### TASK PROMPT
What are the lines from the one with "Recreate this image" through the one with "import matplotlib.pyplot as plt", inclusive? Output them exactly, and leave out the pictures.

[Some records]
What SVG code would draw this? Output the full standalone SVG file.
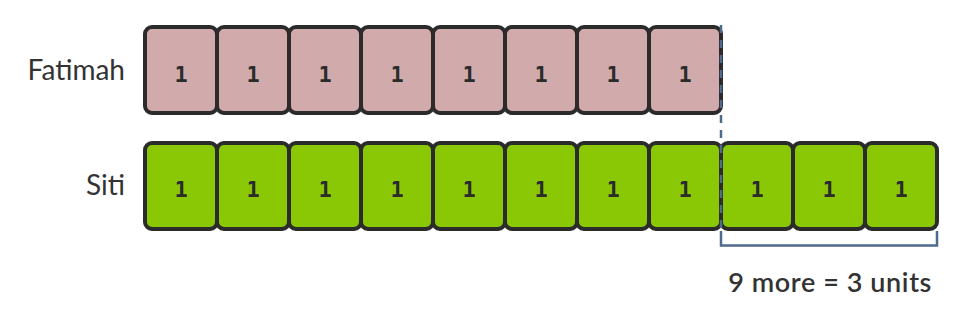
<svg xmlns="http://www.w3.org/2000/svg" width="963" height="320" viewBox="0 0 963 320">
<style>
.f{fill:#d1abab;stroke:#2b2b2b;stroke-width:4}
.s{fill:#8ac806;stroke:#2b2b2b;stroke-width:4}
.n{font-family:"DejaVu Sans Mono","Liberation Mono",monospace;font-weight:bold;font-size:22px;fill:#2b2b2b;text-anchor:middle}
.lbl{font-family:Lato,"Open Sans",sans-serif;font-size:28px;fill:#333;text-anchor:end}
.c{fill:none;stroke:#4f6a8f;stroke-width:2.5}
</style>
<rect width="963" height="320" fill="#fff"/>
<text class="lbl" x="125" y="80">Fatimah</text>
<text class="lbl" x="125" y="195">Siti</text>
<g id="fatimah">
<rect class="f" x="145" y="27" width="72" height="86" rx="7"/><text class="n" x="181" y="82">1</text>
<rect class="f" x="217" y="27" width="72" height="86" rx="7"/><text class="n" x="253" y="82">1</text>
<rect class="f" x="289" y="27" width="72" height="86" rx="7"/><text class="n" x="325" y="82">1</text>
<rect class="f" x="361" y="27" width="72" height="86" rx="7"/><text class="n" x="397" y="82">1</text>
<rect class="f" x="433" y="27" width="72" height="86" rx="7"/><text class="n" x="469" y="82">1</text>
<rect class="f" x="505" y="27" width="72" height="86" rx="7"/><text class="n" x="541" y="82">1</text>
<rect class="f" x="577" y="27" width="72" height="86" rx="7"/><text class="n" x="613" y="82">1</text>
<rect class="f" x="649" y="27" width="72" height="86" rx="7"/><text class="n" x="685" y="82">1</text>
</g>
<g id="siti">
<rect class="s" x="145" y="143" width="72" height="86" rx="7"/><text class="n" x="181" y="197">1</text>
<rect class="s" x="217" y="143" width="72" height="86" rx="7"/><text class="n" x="253" y="197">1</text>
<rect class="s" x="289" y="143" width="72" height="86" rx="7"/><text class="n" x="325" y="197">1</text>
<rect class="s" x="361" y="143" width="72" height="86" rx="7"/><text class="n" x="397" y="197">1</text>
<rect class="s" x="433" y="143" width="72" height="86" rx="7"/><text class="n" x="469" y="197">1</text>
<rect class="s" x="505" y="143" width="72" height="86" rx="7"/><text class="n" x="541" y="197">1</text>
<rect class="s" x="577" y="143" width="72" height="86" rx="7"/><text class="n" x="613" y="197">1</text>
<rect class="s" x="649" y="143" width="72" height="86" rx="7"/><text class="n" x="685" y="197">1</text>
<rect class="s" x="721" y="143" width="72" height="86" rx="7"/><text class="n" x="757" y="197">1</text>
<rect class="s" x="793" y="143" width="72" height="86" rx="7"/><text class="n" x="829" y="197">1</text>
<rect class="s" x="865" y="143" width="72" height="86" rx="7"/><text class="n" x="901" y="197">1</text>
</g>
<g id="connectors">
<line class="c" x1="721" y1="25" x2="721" y2="231" stroke-dasharray="8 7"/>
<path class="c" d="M721 231V245.5H937V231"/>
</g>
<text x="932" y="292" style="font-family:Lato,'Open Sans',sans-serif;font-size:27px;font-weight:600;letter-spacing:0.6px;fill:#333;text-anchor:end">9 more = 3 units</text>
</svg>
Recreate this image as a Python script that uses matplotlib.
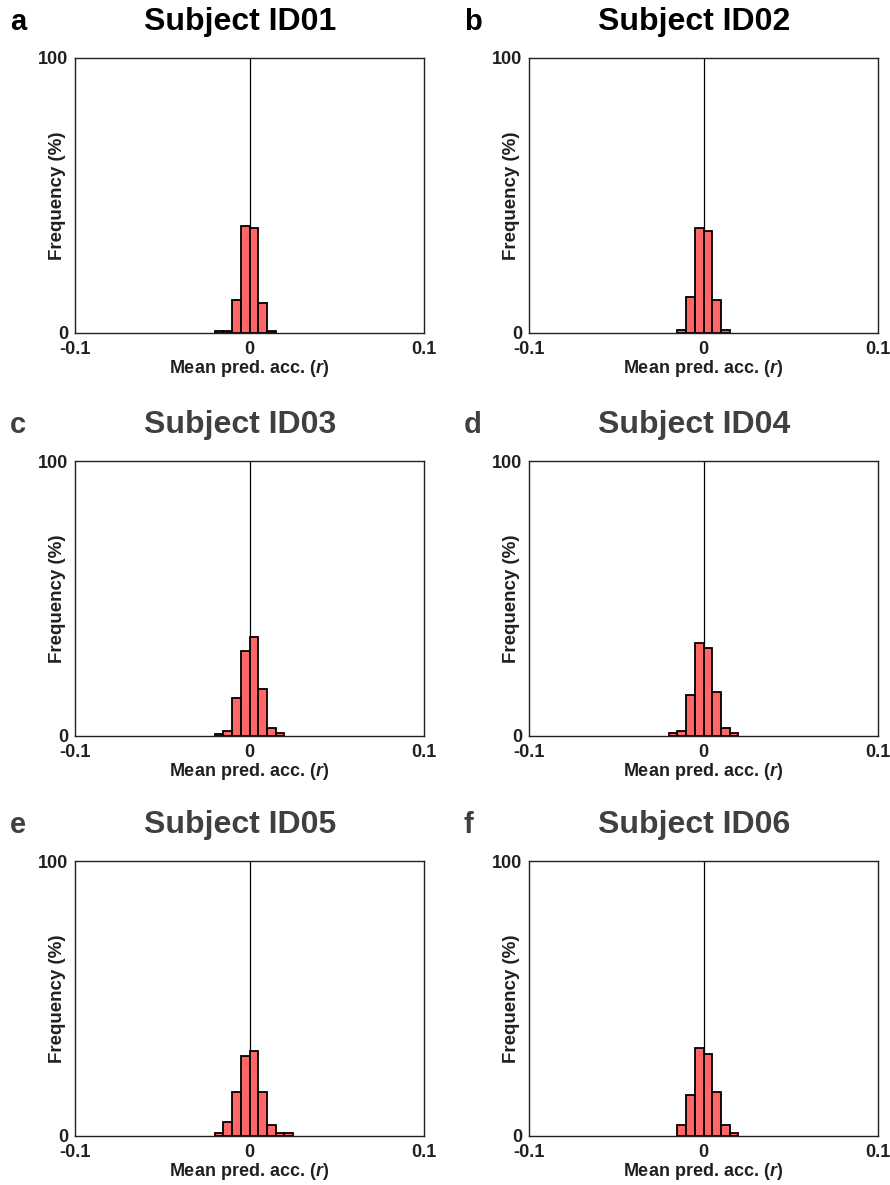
import numpy as np
import matplotlib.pyplot as plt

plt.rcParams['font.family'] = ['Liberation Sans', 'DejaVu Sans']
plt.rcParams['font.weight'] = 'bold'
plt.rcParams['mathtext.fontset'] = 'custom'
plt.rcParams['mathtext.rm'] = 'Liberation Sans:bold'
plt.rcParams['mathtext.it'] = 'Liberation Sans:italic:bold'

# left edges of histogram bins (r), bin width 0.005
bin_left = [-0.02, -0.015, -0.01, -0.005, 0.0, 0.005, 0.01, 0.015, 0.02]
bin_width = 0.005

# frequency (%) per bin for each subject
freq_id01 = [0.8, 0.8, 12, 39, 38, 11, 0.8, 0, 0]
freq_id02 = [0, 1, 13, 38, 37, 12, 1, 0, 0]
freq_id03 = [0.9, 2, 14, 31, 36, 17, 3, 1, 0]
freq_id04 = [1, 2, 15, 34, 32, 16, 3, 1, 0]
freq_id05 = [1, 5, 16, 29, 31, 16, 4, 1, 1]
freq_id06 = [0, 4, 15, 32, 30, 16, 4, 1, 0]

subjects = ['Subject ID01', 'Subject ID02', 'Subject ID03',
            'Subject ID04', 'Subject ID05', 'Subject ID06']
letters = ['a', 'b', 'c', 'd', 'e', 'f']
title_colors = ['#000000', '#000000', '#404040', '#404040', '#404040', '#404040']
freqs = [freq_id01, freq_id02, freq_id03, freq_id04, freq_id05, freq_id06]

W, H = 890, 1185
fig = plt.figure(figsize=(W / 100, H / 100), dpi=100)

col_left = [75, 529]
row_top = [58, 461, 861]
ax_w, ax_h = 349, 275
dark = '#231f20'

for i in range(6):
    r, c = divmod(i, 2)
    x0 = col_left[c]
    y0 = row_top[r]
    ax = fig.add_axes([x0 / W, 1 - (y0 + ax_h) / H, ax_w / W, ax_h / H])

    f = np.array(freqs[i], dtype=float)
    xl = np.array(bin_left)
    m = f > 0
    ax.axvline(0, color='black', lw=0.9, zorder=1)
    ax.bar(xl[m], f[m], width=bin_width, align='edge', color='#ff6666',
           edgecolor='black', linewidth=1.3, zorder=2)

    ax.set_xlim(-0.1, 0.1)
    ax.set_ylim(0, 100)
    ax.set_xticks([-0.1, 0, 0.1])
    ax.set_xticklabels(['-0.1', '0', '0.1'])
    ax.set_yticks([0, 100])
    ax.set_yticklabels(['0', '100'])
    ax.tick_params(length=0, labelsize=13, colors=dark, pad=5)
    ax.tick_params(axis='x', pad=6)
    for s in ax.spines.values():
        s.set_color(dark)
        s.set_linewidth(1.0)
    ax.set_xlabel('Mean pred. acc. ($r$)', fontsize=13, color=dark,
                  fontweight='bold')
    ax.xaxis.set_label_coords(0.5, (ax_h - (369 - 58)) / ax_h)
    ax.set_ylabel('Frequency (%)', fontsize=13.5, color=dark,
                  fontweight='bold')
    ax.yaxis.set_label_coords(-17 / ax_w, 0.5)
    ax.xaxis.label.set_va('center')
    ax.yaxis.label.set_va('center')

    ty = 1 - (y0 - 36) / H
    fig.text((x0 + ax_w / 2 - 9) / W, ty, subjects[i], ha='center', va='center',
             fontsize=23, fontweight='bold', color=title_colors[i])
    fig.text((x0 - 65) / W, ty, letters[i], ha='left', va='center',
             fontsize=21, fontweight='bold', color=title_colors[i])

fig.savefig('out.png', dpi=100)
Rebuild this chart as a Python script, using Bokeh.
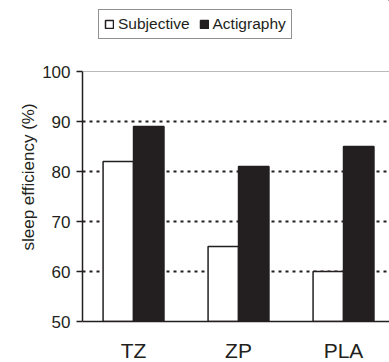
from bokeh.plotting import figure
from bokeh.layouts import column
from bokeh.models import Range1d, FixedTicker, Legend, LegendItem, Span, ColumnDataSource, Title
from bokeh.embed import file_html
from bokeh.resources import INLINE

categories = ["TZ", "ZP", "PLA"]
subjective = [82, 65, 60]
actigraphy = [89, 81, 85]
series_names = ["Subjective", "Actigraphy"]
y_ticks = [50, 60, 70, 80, 90, 100]
y_label = "sleep efficiency (%)"

INK = "#231f20"
FONT = "Liberation Sans"

centers = [i + 0.5 for i in range(len(categories))]
bw = 0.29
src_s = ColumnDataSource(dict(x=[c - bw / 2 for c in centers], top=subjective))
src_a = ColumnDataSource(dict(x=[c + bw / 2 for c in centers], top=actigraphy))

p = figure(frame_width=307, frame_height=250, output_backend="svg", toolbar_location=None,
           x_range=Range1d(0.014, 2.938), y_range=Range1d(50, 100),
           min_border_left=82, min_border_right=0, min_border_top=10, min_border_bottom=41)
p.outline_line_color = None
p.background_fill_color = "white"
p.border_fill_color = "white"

p.xgrid.grid_line_color = None
p.ygrid.ticker = FixedTicker(ticks=y_ticks)
p.ygrid.grid_line_color = INK
p.ygrid.grid_line_width = 1.8
p.ygrid.grid_line_dash = "3 4"

p.add_layout(Span(location=100, dimension="width", line_color="#777777", line_width=1))

bar_s = dict(fill_color="white", line_color=INK, line_width=1.5)
bar_a = dict(fill_color=INK, line_color=INK, line_width=1.5)
p.vbar(x="x", top="top", bottom=50, width=bw, source=src_s, **bar_s)
p.vbar(x="x", top="top", bottom=50, width=bw, source=src_a, **bar_a)

# axes
ya = p.yaxis[0]
ya.ticker = FixedTicker(ticks=y_ticks)
ya.major_label_text_font = FONT
ya.major_label_text_font_size = "17px"
ya.major_label_text_color = INK
ya.major_label_standoff = 6
ya.major_tick_out = 6
ya.major_tick_in = 0
ya.minor_tick_out = 0
ya.minor_tick_in = 0
ya.axis_line_width = 1.5
ya.axis_line_color = INK
ya.major_tick_line_color = INK
ya.major_tick_line_width = 1.5

p.add_layout(Title(text=y_label, align="left", offset=71, standoff=4,
                   text_font=FONT, text_font_size="17px", text_font_style="normal",
                   text_color=INK), "left")

xa = p.xaxis[0]
xa.ticker = FixedTicker(ticks=centers)
xa.major_label_overrides = {c: lab for c, lab in zip(centers, categories)}
xa.major_label_text_font = FONT
xa.major_label_text_font_size = "21px"
xa.major_label_text_color = INK
xa.major_label_standoff = 17
xa.major_tick_out = 0
xa.major_tick_in = 0
xa.minor_tick_out = 0
xa.minor_tick_in = 0
xa.axis_line_width = 1.5
xa.axis_line_color = INK

# legend strip above the chart (its bars lie far outside its own ranges)
lf = figure(width=389, height=61, output_backend="svg", toolbar_location=None,
            x_range=Range1d(-101, -100), y_range=Range1d(-101, -100),
            x_axis_type=None, y_axis_type=None,
            min_border_left=0, min_border_right=0, min_border_top=0, min_border_bottom=0)
lf.outline_line_color = None
lf.grid.visible = False
lf.title.visible = False
lr_s = lf.vbar(x="x", top="top", bottom=50, width=bw, source=src_s, **bar_s)
lr_a = lf.vbar(x="x", top="top", bottom=50, width=bw, source=src_a, **bar_a)

legend = Legend(items=[LegendItem(label=series_names[0], renderers=[lr_s]),
                       LegendItem(label=series_names[1], renderers=[lr_a])],
                location=(16, 22), orientation="horizontal",
                label_text_font=FONT, label_text_font_size="15.5px", label_text_color=INK,
                glyph_width=10, glyph_height=10, label_standoff=4, spacing=9,
                padding=5, margin=0, label_height=17,
                border_line_color=INK, border_line_width=1.5,
                background_fill_alpha=1)
lf.add_layout(legend, "center")

layout = column(lf, p, spacing=0)
open("out.html", "w").write(file_html(layout, INLINE))
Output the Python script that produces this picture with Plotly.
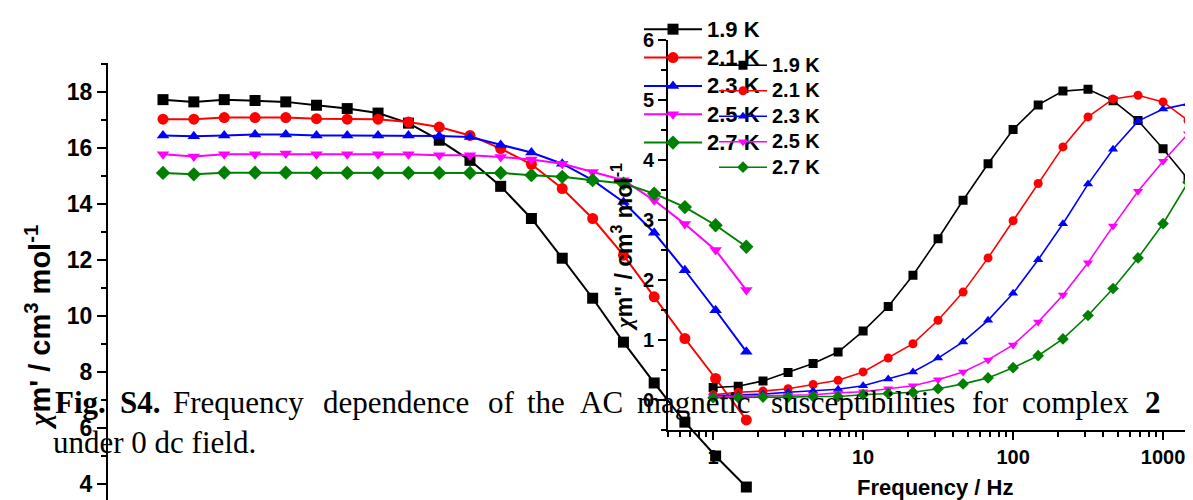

### RESULT OF THE TASK
Recreate this image as a Python script that uses matplotlib.
import numpy as np
import matplotlib.pyplot as plt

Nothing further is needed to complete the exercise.